Sunday, May 29, 2011

Will to Power

Perhaps the most significant innovation of Nietzsche's doctrine of Will to Power is its challenge to the dogma, especially Schopenhauer's version, that the fundamental vitalistic conatus seeks persistence in living. His doctrine also specifically rejects Schopenhauer's Platonization of the Will to Live principle, holding, instead, that Will to Power consists entirely in its singular concrete occurrences. However, it also inherits Schopenhauer's questionable, as has been previously argued here, personification of the principle as a 'Will', even in the most impersonal instance.
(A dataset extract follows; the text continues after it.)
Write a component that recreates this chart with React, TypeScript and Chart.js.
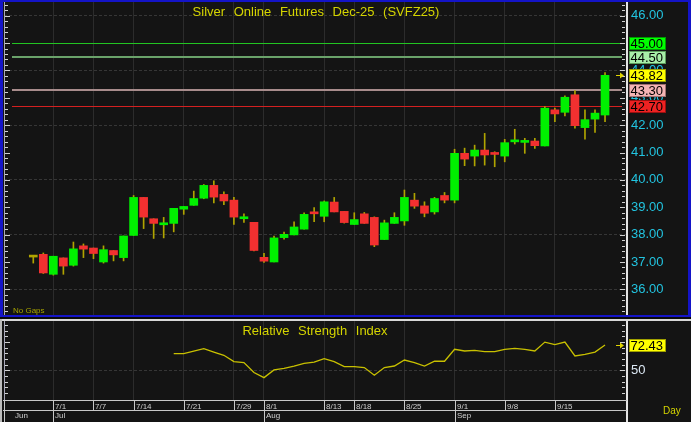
import React, { useEffect, useRef } from 'react';
import { Chart, registerables } from 'chart.js';

Chart.register(...registerables);

const W = 691;
const H = 422;
const FONT = "'Liberation Sans', Arial, sans-serif";
const BG = '#141414';

// ---- data ----
const openP = [
  37.18, 37.28, 36.55, 37.15, 36.88, 37.59, 37.51, 37.0, 37.42, 37.16,
  37.97, 39.36, 38.58, 38.36, 38.41, 38.93, 39.07, 39.33, 39.8, 39.47,
  39.26, 38.58, 38.45, 37.17, 37.0, 37.89, 37.99, 38.2, 38.79, 38.67,
  39.19, 38.85, 38.37, 38.76, 38.63, 37.82, 38.41, 38.5, 39.26, 39.05,
  38.83, 39.43, 39.26, 40.97, 40.87, 41.09, 40.96, 40.87, 41.39, 41.37,
  41.42, 41.24, 42.56, 42.47, 43.11, 41.91, 42.22, 42.37,
];
const highP = [
  37.18, 37.33, 37.21, 37.15, 37.73, 37.66, 37.51, 37.59, 37.42, 37.95,
  39.43, 39.36, 38.58, 38.63, 38.96, 39.03, 39.59, 39.83, 39.97, 39.56,
  39.36, 38.76, 38.45, 37.32, 37.95, 38.09, 38.47, 38.8, 38.99, 39.23,
  39.36, 38.85, 38.8, 38.81, 38.65, 38.53, 38.8, 39.63, 39.51, 39.2,
  39.36, 39.54, 41.12, 41.16, 41.27, 41.7, 41.03, 41.48, 41.85, 41.52,
  41.52, 42.68, 42.62, 43.07, 43.26, 42.56, 42.56, 43.92,
];
const lowP = [
  36.96, 36.58, 36.52, 36.55, 36.85, 37.16, 37.12, 36.96, 37.04, 37.04,
  37.97, 38.22, 37.86, 37.88, 38.1, 38.74, 39.07, 39.31, 39.16, 39.09,
  38.37, 38.45, 37.4, 36.98, 37.0, 37.83, 37.99, 38.2, 38.47, 38.47,
  38.83, 38.42, 38.37, 38.41, 37.56, 37.82, 38.41, 38.34, 38.96, 38.65,
  38.75, 39.16, 39.16, 40.52, 40.51, 40.54, 40.48, 40.66, 41.31, 40.97,
  41.15, 41.24, 42.13, 42.34, 41.89, 41.49, 41.73, 42.13,
];
const closeP = [
  37.18, 36.6, 37.21, 36.85, 37.48, 37.47, 37.31, 37.45, 37.26, 37.95,
  39.36, 38.64, 38.41, 38.38, 38.96, 39.03, 39.32, 39.8, 39.37, 39.23,
  38.64, 38.6, 37.42, 37.03, 37.88, 38.01, 38.28, 38.74, 38.76, 39.2,
  38.83, 38.44, 38.55, 38.41, 37.62, 38.43, 38.63, 39.36, 39.04, 38.78,
  39.32, 39.26, 40.97, 40.76, 41.09, 40.91, 40.93, 41.36, 41.41, 41.39,
  41.25, 42.62, 42.41, 43.02, 41.98, 42.2, 42.44, 43.82,
];

const rsiStart = 14;
const rsiValues = [
  64.8, 64.8, 67.1, 69.2, 66.2, 63.3, 57.7, 56.8, 48.0, 43.5,
  50.3, 51.8, 53.8, 56.2, 57.3, 60.4, 57.7, 53.3, 53.3, 52.4,
  45.6, 52.4, 53.8, 59.1, 56.8, 53.8, 58.0, 58.0, 68.6, 67.1,
  67.7, 66.5, 66.5, 68.6, 69.5, 68.6, 67.1, 75.0, 72.7, 75.0,
  62.7, 64.2, 66.2, 72.43,
];

const dateTickIdx = [2, 6, 10, 15, 20, 23, 29, 32, 37, 42, 47, 52];
const dateTickLabels = ['7/1', '7/7', '7/14', '7/21', '7/29', '8/1', '8/13', '8/18', '8/25', '9/1', '9/8', '9/15'];
const monthIdx = [2, 23, 42];
const monthLabels = ['Jul', 'Aug', 'Sep'];
const firstMonthLabel = 'Jun';

const priceTicks = [36, 37, 38, 39, 40, 41, 42, 43, 44, 45, 46];
const rsiTicks = [50];

const levelValues = [45.0, 44.5, 43.3, 42.7];
const levelLabels = ['45.00', '44.50', '43.30', '42.70'];
const lastPrice = 43.82;
const lastPriceLabel = '43.82';
const lastRsi = 72.43;
const lastRsiLabel = '72.43';

const titleText = 'Silver Online Futures Dec-25 (SVFZ25)';
const rsiTitleText = 'Relative Strength Index';

// ---- styles ----
const levelLineStyles = [
  { color: '#22c422', width: 1 },
  { color: '#6aa26a', width: 2 },
  { color: '#a88c8c', width: 2 },
  { color: '#d42020', width: 1 },
];
const levelBoxStyles = [
  { bg: '#00ff00', border: '#009a00' },
  { bg: '#a8eea8', border: '#5c9c5c' },
  { bg: '#f4b4b4', border: '#a07070' },
  { bg: '#ee2222', border: '#9a1010' },
];

const XMIN = -2.92;
const XMAX = 59.19;
const PMIN = 34.99;
const PMAX = 46.5;
const RMIN = 23.67;
const RMAX = 97.25;

const UP = '#00f000';
const DOWN = '#f23030';
const FLAT = '#b0a400';
const WICK = '#b0a400';

const idx = openP.map((_, i) => i);
const bodyColors = idx.map((i) => (closeP[i] > openP[i] ? UP : closeP[i] < openP[i] ? DOWN : FLAT));

const decorPlugin = {
  id: 'decor',
  beforeDraw(chart: any) {
    const { ctx } = chart;
    ctx.save();
    ctx.fillStyle = BG;
    ctx.fillRect(0, 0, W, H);
    ctx.restore();
  },
  beforeDatasetsDraw(chart: any) {
    const { ctx, chartArea } = chart;
    const ys = chart.scales.y;
    ctx.save();
    levelValues.forEach((v, i) => {
      const st = levelLineStyles[i];
      let py = Math.round(ys.getPixelForValue(v));
      if (st.width % 2 === 1) py += 0.5;
      ctx.strokeStyle = st.color;
      ctx.lineWidth = st.width;
      ctx.beginPath();
      ctx.moveTo(chartArea.left + 8, py);
      ctx.lineTo(chartArea.right - 5, py);
      ctx.stroke();
    });
    ctx.restore();
  },
  afterDraw(chart: any) {
    const { ctx, chartArea } = chart;
    const ys = chart.scales.y;
    const yr = chart.scales.y2;
    const xs = chart.scales.x;
    const { left, right, bottom } = chartArea;
    const line = (x1: number, y1: number, x2: number, y2: number) => {
      ctx.beginPath();
      ctx.moveTo(x1, y1);
      ctx.lineTo(x2, y2);
      ctx.stroke();
    };
    ctx.save();

    // left axis line
    ctx.strokeStyle = '#a8a8b8';
    ctx.lineWidth = 1;
    line(left + 0.5, 2, left + 0.5, bottom);

    // tick marks, price panel
    ctx.strokeStyle = '#d0d0d0';
    for (let k = Math.ceil(PMIN * 5); k <= Math.floor(PMAX * 5); k++) {
      const v = k / 5;
      const py = Math.round(ys.getPixelForValue(v)) + 0.5;
      if (py < 4 || py > 313) continue;
      const major = k % 5 === 0;
      line(left + 1, py, left + 1 + (major ? 5 : 3), py);
      line(right - 2, py, right - 2 - (major ? 5 : 3), py);
    }
    // tick marks, RSI panel
    for (let v = 25; v <= 95; v += 5) {
      const py = Math.round(yr.getPixelForValue(v)) + 0.5;
      if (py < 322 || py > 398) continue;
      const major = v % 25 === 0;
      line(left + 1, py, left + 1 + (major ? 5 : 3), py);
      line(right - 2, py, right - 2 - (major ? 5 : 3), py);
    }

    // axis line
    ctx.fillStyle = '#e4e4e4';
    ctx.fillRect(right - 1, 2, 2, H - 2);

    // frames
    ctx.fillStyle = '#1414c8';
    ctx.fillRect(0, 0, W, 2);
    ctx.fillRect(0, 0, 3, 317);
    ctx.fillRect(W - 3, 0, 3, 317);
    ctx.fillRect(0, 315, W, 2);
    ctx.fillStyle = '#0a0a0a';
    ctx.fillRect(0, 317, W, 2);
    ctx.fillStyle = '#d8d8d8';
    ctx.fillRect(0, 319, W, 2);
    ctx.fillStyle = '#bcbcbc';
    ctx.fillRect(0, 319, 2, H - 319);

    // date rows
    ctx.strokeStyle = '#c8c8c8';
    ctx.lineWidth = 1;
    line(3, bottom + 0.5, right, bottom + 0.5);
    line(3, bottom + 10.5, right, bottom + 10.5);
    line(4.5, bottom, 4.5, H);
    ctx.font = `8px ${FONT}`;
    ctx.fillStyle = '#cfcfcf';
    ctx.textAlign = 'left';
    ctx.textBaseline = 'alphabetic';
    dateTickIdx.forEach((d, i) => {
      const px = Math.round(xs.getPixelForValue(d)) + 0.5;
      line(px, bottom, px, bottom + 10);
      ctx.fillText(dateTickLabels[i], px + 1.5, bottom + 8.5);
    });
    monthIdx.forEach((d, i) => {
      const px = Math.round(xs.getPixelForValue(d)) + 0.5;
      line(px, bottom + 10, px, H);
      ctx.fillText(monthLabels[i], px + 1.5, bottom + 18);
    });
    ctx.fillText(firstMonthLabel, 15, bottom + 18);

    // titles
    ctx.fillStyle = '#d4d400';
    ctx.font = `13px ${FONT}`;
    ctx.textAlign = 'center';
    (ctx as any).wordSpacing = '5px';
    ctx.fillText(titleText, 316, 16);
    ctx.fillText(rsiTitleText, 315, 334.5);
    (ctx as any).wordSpacing = '0px';

    ctx.textAlign = 'left';
    ctx.font = `8px ${FONT}`;
    ctx.fillStyle = '#a8a400';
    ctx.fillText('No Gaps', 13, 313);

    ctx.font = `10px ${FONT}`;
    ctx.fillStyle = '#d4d400';
    ctx.fillText('Day', 663, 414);

    // value boxes
    const box = (py: number, txt: string, bg: string, border: string) => {
      const y0 = Math.round(py) - 6;
      ctx.fillStyle = bg;
      ctx.fillRect(629, y0, 37, 13);
      ctx.strokeStyle = border;
      ctx.lineWidth = 1;
      ctx.strokeRect(629.5, y0 + 0.5, 36, 12);
      ctx.fillStyle = '#000';
      ctx.font = `13px ${FONT}`;
      ctx.textAlign = 'left';
      ctx.textBaseline = 'middle';
      ctx.fillText(txt, 630.5, y0 + 7);
    };
    const arrow = (py: number) => {
      const y = Math.round(py) + 0.5;
      ctx.strokeStyle = '#e0d400';
      ctx.fillStyle = '#e0d400';
      ctx.lineWidth = 1;
      line(616, y, 621, y);
      ctx.beginPath();
      ctx.moveTo(620, y - 3);
      ctx.lineTo(624, y);
      ctx.lineTo(620, y + 3);
      ctx.closePath();
      ctx.fill();
    };
    const pLast = ys.getPixelForValue(lastPrice);
    levelValues.forEach((v, i) => {
      if (i === 2) box(pLast, lastPriceLabel, '#ffff00', '#a0a000');
      box(ys.getPixelForValue(v), levelLabels[i], levelBoxStyles[i].bg, levelBoxStyles[i].border);
    });
    arrow(pLast);
    const rLast = yr.getPixelForValue(lastRsi);
    box(rLast, lastRsiLabel, '#ffff00', '#a0a000');
    arrow(rLast);

    ctx.restore();
  },
};

const noPad = (s: any) => {
  s.width = 64;
  s.paddingTop = 0;
  s.paddingBottom = 0;
};

export default function App() {
  const ref = useRef<HTMLCanvasElement>(null);
  useEffect(() => {
    const canvas = ref.current;
    if (!canvas) return;
    const wickData = idx.map((i) => ({ x: i, y: [lowP[i], highP[i]] }));
    const bodyData = idx.map((i) => ({ x: i, y: [openP[i], closeP[i]] }));
    const rsiData = rsiValues.map((v, k) => ({ x: rsiStart + k, y: v }));

    const chart = new Chart(canvas, {
      type: 'bar',
      data: {
        datasets: [
          {
            type: 'bar',
            data: bodyData as any,
            xAxisID: 'x',
            yAxisID: 'y',
            backgroundColor: bodyColors,
            borderWidth: 0,
            barThickness: 8,
            minBarLength: 2,
            grouped: false,
            order: 1,
          } as any,
          {
            type: 'bar',
            data: wickData as any,
            xAxisID: 'x',
            yAxisID: 'y',
            backgroundColor: WICK,
            borderWidth: 0,
            barThickness: 1,
            grouped: false,
            order: 2,
          } as any,
          {
            type: 'line',
            data: rsiData as any,
            xAxisID: 'x',
            yAxisID: 'y2',
            borderColor: '#c8c000',
            borderWidth: 1.3,
            pointRadius: 0,
            tension: 0,
            order: 0,
          } as any,
        ],
      },
      options: {
        animation: false,
        responsive: false,
        maintainAspectRatio: false,
        layout: { padding: { top: 2, bottom: 22, left: 4, right: 0 } },
        plugins: { legend: { display: false }, tooltip: { enabled: false }, title: { display: false } },
        scales: {
          x: {
            type: 'linear',
            offset: false,
            min: XMIN,
            max: XMAX,
            ticks: { display: false },
            grid: { color: '#2c2c2c', drawTicks: false, offset: false },
            border: { display: false },
            afterBuildTicks: (s: any) => {
              s.ticks = dateTickIdx.map((v) => ({ value: v }));
            },
            afterFit: (s: any) => {
              s.height = 0;
              s.paddingLeft = 0;
              s.paddingRight = 0;
            },
          },
          y: {
            type: 'linear',
            position: 'right',
            stack: 'panels',
            stackWeight: 315,
            min: PMIN,
            max: PMAX,
            afterBuildTicks: (s: any) => {
              s.ticks = priceTicks.map((v) => ({ value: v }));
            },
            afterFit: noPad,
            ticks: {
              autoSkip: false,
              color: '#22c4e0',
              font: { family: FONT, size: 13 },
              padding: 4,
              callback: (v: any) => Number(v).toFixed(2),
            },
            grid: {
              drawTicks: false,
              color: (c: any) => (c.tick && c.tick.value % 2 === 0 ? '#363636' : 'rgba(0,0,0,0)'),
            },
            border: { display: false, dash: [3, 2] },
          },
          y2: {
            type: 'linear',
            position: 'right',
            stack: 'panels',
            stackWeight: 83,
            min: RMIN,
            max: RMAX,
            afterBuildTicks: (s: any) => {
              s.ticks = rsiTicks.map((v) => ({ value: v }));
            },
            afterFit: noPad,
            ticks: {
              autoSkip: false,
              color: '#dce8f4',
              font: { family: FONT, size: 13 },
              padding: 4,
            },
            grid: { drawTicks: false, color: '#363636' },
            border: { display: false, dash: [3, 2] },
          },
        },
      } as any,
      plugins: [decorPlugin],
    } as any);
    return () => chart.destroy();
  }, []);

  return (
    <div style={{ position: 'absolute', left: 0, top: 0, width: W, height: H, background: BG }}>
      <canvas ref={ref} width={W} height={H} style={{ display: 'block', width: W, height: H }} />
    </div>
  );
}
Consequently, Nietzsche's focus is more on the terminal, 'Power' phase of the process, i. e. that it seeks to discharge its strength in the face of resistance, and less on the character of its initial, 'Will', phase, which, therefore, remains vague in his treatment. In contrast, Will, as defined here, is the effort to execute a command that, in essence, constitutes a variation of established conditions. Hence, the very occurrence of Will, from the outset, is an exercise of strength with respect to its antecedents, i. e. is at even its initial phase already an expression of Power. In other words, while Nietzsche's analysis seems to characterize the middle phase of Will to Power as its having emerged, but as having not yet exercised its strength, in Will, as conceived here, by that stage, a more fundamental exercise of Power has already occurred.